> What is asked
Write out all lines holding the word "this".

Code that draws figures:

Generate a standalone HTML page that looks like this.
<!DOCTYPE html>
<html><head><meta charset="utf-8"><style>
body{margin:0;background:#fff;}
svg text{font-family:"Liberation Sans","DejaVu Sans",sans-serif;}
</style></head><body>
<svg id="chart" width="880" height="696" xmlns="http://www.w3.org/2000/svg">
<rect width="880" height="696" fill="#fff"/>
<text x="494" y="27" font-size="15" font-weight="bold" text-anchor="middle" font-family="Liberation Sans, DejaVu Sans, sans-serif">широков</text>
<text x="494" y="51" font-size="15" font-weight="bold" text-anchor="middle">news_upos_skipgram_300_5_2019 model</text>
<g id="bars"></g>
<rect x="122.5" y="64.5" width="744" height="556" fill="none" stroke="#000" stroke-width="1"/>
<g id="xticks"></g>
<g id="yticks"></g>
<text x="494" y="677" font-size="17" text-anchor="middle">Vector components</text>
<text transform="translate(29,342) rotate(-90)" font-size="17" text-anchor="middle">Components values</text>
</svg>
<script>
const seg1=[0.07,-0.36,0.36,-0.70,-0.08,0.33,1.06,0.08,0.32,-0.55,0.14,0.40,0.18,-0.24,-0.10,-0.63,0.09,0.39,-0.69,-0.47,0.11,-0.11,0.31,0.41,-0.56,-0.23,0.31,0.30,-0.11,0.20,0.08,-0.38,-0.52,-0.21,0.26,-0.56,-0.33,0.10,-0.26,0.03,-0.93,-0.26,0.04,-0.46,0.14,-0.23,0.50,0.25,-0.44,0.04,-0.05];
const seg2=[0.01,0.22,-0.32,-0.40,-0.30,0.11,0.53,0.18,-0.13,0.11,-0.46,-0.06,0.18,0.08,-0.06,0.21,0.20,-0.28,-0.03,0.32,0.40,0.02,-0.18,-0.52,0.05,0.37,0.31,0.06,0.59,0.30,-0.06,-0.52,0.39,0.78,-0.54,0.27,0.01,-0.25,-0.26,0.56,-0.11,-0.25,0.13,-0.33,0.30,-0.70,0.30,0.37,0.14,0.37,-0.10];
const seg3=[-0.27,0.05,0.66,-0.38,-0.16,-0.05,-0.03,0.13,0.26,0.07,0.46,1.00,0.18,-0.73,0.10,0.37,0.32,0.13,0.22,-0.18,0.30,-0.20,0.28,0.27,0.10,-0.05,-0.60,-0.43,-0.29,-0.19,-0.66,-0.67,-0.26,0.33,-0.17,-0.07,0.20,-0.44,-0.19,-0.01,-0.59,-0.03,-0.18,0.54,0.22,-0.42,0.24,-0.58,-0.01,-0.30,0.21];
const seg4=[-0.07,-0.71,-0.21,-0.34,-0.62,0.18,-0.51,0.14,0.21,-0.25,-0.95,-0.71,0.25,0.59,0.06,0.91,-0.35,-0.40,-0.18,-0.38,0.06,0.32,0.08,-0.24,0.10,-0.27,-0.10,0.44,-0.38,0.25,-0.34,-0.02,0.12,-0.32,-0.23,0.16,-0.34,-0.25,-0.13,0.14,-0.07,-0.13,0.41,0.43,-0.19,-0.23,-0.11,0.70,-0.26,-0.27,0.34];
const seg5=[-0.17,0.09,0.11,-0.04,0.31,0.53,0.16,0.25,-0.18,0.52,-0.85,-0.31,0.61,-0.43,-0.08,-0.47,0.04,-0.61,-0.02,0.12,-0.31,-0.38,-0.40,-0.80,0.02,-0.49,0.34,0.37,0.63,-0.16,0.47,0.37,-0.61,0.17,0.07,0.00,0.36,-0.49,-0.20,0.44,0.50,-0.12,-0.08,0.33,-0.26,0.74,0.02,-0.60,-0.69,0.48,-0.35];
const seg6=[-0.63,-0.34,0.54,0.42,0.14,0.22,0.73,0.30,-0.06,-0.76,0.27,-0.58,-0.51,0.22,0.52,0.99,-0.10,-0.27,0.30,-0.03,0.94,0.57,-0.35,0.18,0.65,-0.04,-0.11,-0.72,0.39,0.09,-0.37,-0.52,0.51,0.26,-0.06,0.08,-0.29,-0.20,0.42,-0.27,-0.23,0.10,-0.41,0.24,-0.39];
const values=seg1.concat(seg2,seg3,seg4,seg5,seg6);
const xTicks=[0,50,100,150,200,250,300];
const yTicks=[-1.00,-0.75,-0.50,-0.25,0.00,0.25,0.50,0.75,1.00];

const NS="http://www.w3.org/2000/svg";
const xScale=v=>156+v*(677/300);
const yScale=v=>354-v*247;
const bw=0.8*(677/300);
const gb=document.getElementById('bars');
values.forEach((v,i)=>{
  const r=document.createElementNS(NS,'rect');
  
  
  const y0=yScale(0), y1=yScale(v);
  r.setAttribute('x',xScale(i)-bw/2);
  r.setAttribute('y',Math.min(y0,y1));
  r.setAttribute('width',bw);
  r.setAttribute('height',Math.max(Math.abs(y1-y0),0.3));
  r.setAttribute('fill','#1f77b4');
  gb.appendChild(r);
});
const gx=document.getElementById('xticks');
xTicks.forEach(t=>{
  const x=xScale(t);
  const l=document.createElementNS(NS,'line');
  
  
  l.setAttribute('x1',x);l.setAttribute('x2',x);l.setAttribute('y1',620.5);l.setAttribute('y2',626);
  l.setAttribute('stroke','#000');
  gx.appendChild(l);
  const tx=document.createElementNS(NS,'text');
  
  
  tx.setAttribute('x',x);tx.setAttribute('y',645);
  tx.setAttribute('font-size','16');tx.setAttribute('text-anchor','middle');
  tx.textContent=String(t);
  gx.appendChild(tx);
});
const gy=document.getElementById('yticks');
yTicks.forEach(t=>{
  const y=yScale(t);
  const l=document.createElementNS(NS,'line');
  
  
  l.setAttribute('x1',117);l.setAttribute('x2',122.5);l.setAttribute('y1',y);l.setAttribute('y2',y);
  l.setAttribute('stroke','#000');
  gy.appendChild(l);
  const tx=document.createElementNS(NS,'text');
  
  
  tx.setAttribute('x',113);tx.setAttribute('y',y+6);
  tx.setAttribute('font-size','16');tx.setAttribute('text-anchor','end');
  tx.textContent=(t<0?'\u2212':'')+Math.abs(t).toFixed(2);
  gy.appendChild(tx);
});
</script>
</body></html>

* * *

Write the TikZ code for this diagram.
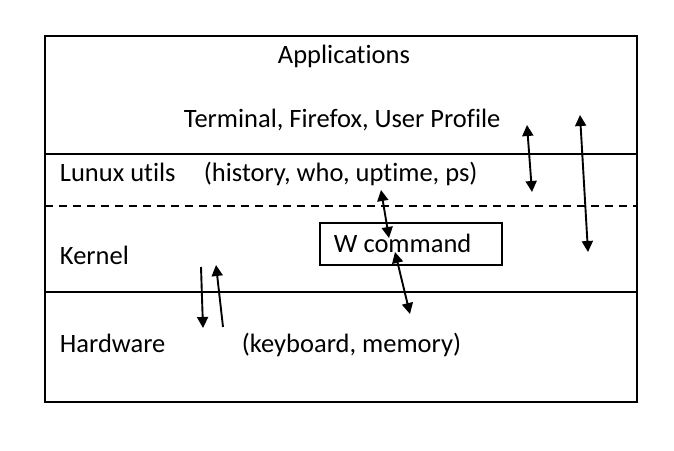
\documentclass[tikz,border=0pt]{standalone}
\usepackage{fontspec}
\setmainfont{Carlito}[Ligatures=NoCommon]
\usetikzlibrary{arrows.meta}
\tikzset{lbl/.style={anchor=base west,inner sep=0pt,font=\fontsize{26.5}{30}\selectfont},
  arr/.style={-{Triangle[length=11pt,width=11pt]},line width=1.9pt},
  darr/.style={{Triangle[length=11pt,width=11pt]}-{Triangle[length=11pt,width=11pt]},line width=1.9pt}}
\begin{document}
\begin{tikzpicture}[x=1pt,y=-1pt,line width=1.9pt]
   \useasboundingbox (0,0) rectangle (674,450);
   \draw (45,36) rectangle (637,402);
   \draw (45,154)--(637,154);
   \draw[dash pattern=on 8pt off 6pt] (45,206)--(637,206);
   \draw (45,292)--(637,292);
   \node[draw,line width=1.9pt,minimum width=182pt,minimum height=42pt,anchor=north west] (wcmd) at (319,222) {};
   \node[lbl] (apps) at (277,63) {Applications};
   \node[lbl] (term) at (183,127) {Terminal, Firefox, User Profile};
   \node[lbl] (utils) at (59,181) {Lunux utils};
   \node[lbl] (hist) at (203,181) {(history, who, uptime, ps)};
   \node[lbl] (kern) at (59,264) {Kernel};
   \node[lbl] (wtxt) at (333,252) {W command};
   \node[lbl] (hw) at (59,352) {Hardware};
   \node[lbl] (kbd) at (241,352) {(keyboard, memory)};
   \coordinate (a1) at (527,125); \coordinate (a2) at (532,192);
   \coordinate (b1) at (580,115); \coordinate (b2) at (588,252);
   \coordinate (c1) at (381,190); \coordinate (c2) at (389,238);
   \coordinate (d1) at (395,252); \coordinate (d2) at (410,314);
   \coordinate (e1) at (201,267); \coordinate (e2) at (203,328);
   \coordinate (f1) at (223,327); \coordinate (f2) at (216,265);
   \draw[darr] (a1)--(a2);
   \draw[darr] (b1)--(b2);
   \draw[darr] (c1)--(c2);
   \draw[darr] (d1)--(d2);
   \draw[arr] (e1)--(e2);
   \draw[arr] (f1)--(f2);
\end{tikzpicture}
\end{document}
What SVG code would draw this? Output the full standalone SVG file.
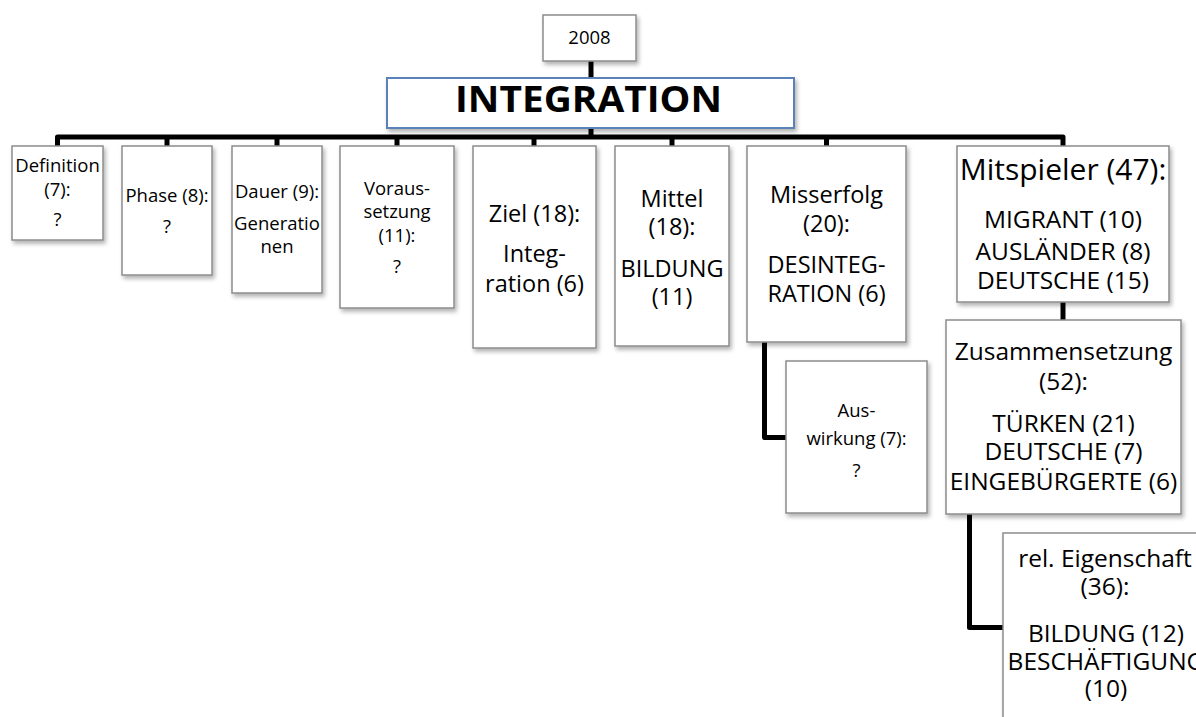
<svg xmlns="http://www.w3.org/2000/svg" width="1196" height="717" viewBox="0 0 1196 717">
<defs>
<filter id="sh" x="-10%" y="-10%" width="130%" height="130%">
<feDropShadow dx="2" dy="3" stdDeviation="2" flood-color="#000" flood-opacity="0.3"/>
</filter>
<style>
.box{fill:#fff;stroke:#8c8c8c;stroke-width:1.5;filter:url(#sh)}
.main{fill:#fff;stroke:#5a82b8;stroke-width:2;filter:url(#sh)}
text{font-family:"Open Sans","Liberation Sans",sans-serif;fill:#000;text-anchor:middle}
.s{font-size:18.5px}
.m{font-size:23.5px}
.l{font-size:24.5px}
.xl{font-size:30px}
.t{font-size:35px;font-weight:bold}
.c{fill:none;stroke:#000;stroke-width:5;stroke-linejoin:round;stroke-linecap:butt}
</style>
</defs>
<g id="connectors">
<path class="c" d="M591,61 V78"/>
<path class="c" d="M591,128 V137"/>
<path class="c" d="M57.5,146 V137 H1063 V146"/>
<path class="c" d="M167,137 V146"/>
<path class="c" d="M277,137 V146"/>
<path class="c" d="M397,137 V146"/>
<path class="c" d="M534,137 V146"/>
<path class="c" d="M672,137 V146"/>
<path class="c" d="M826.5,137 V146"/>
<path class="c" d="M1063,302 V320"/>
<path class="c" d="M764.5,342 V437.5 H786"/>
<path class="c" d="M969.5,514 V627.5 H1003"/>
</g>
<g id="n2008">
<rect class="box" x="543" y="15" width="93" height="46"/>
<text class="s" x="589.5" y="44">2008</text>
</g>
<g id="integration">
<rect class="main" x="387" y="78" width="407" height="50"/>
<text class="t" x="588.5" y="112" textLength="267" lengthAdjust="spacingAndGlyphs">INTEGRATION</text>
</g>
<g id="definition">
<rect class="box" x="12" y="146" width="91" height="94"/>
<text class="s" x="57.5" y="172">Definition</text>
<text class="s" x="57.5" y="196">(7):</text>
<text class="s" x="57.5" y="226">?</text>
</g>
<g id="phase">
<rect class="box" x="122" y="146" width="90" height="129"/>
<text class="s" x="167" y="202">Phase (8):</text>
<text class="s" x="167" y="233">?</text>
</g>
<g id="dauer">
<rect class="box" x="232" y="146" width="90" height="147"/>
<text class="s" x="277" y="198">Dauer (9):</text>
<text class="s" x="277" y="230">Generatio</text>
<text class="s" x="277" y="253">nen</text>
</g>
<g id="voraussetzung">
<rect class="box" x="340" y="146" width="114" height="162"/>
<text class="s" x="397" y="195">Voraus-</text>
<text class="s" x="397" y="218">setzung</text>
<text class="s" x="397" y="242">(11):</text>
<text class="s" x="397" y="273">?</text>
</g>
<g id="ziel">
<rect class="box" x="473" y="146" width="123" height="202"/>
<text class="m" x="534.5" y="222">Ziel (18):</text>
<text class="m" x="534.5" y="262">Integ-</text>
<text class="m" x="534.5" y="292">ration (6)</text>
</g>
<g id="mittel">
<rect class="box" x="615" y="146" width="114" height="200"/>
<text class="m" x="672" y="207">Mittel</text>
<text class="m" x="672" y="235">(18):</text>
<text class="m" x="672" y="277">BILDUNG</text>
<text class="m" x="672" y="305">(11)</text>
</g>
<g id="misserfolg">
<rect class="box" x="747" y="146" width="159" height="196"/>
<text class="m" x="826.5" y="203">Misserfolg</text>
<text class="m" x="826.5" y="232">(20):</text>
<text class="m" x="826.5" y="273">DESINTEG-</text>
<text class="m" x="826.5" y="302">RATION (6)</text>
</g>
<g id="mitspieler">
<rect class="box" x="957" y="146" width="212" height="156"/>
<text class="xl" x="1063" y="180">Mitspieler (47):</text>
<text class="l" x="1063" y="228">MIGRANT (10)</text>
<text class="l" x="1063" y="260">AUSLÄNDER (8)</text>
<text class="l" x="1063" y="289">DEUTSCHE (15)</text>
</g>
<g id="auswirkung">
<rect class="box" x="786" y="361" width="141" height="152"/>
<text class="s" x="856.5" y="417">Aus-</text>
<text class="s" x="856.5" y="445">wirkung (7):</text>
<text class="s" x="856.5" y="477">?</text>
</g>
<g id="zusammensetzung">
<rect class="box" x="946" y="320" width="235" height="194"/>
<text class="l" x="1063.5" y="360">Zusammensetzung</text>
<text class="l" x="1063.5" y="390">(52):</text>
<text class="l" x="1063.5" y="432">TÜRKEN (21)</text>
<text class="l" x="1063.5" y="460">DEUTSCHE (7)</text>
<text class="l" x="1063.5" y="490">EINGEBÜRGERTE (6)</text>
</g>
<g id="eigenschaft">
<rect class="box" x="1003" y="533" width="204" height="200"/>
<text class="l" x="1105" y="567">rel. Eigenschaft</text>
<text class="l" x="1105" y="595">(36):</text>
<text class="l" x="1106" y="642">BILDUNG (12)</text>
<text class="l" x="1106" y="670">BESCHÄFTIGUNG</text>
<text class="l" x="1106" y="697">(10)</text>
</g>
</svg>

> Task response
Generate a standalone HTML page that looks like this.
Write the TikZ code for this diagram.
What SVG code would draw this? Output the full standalone SVG file.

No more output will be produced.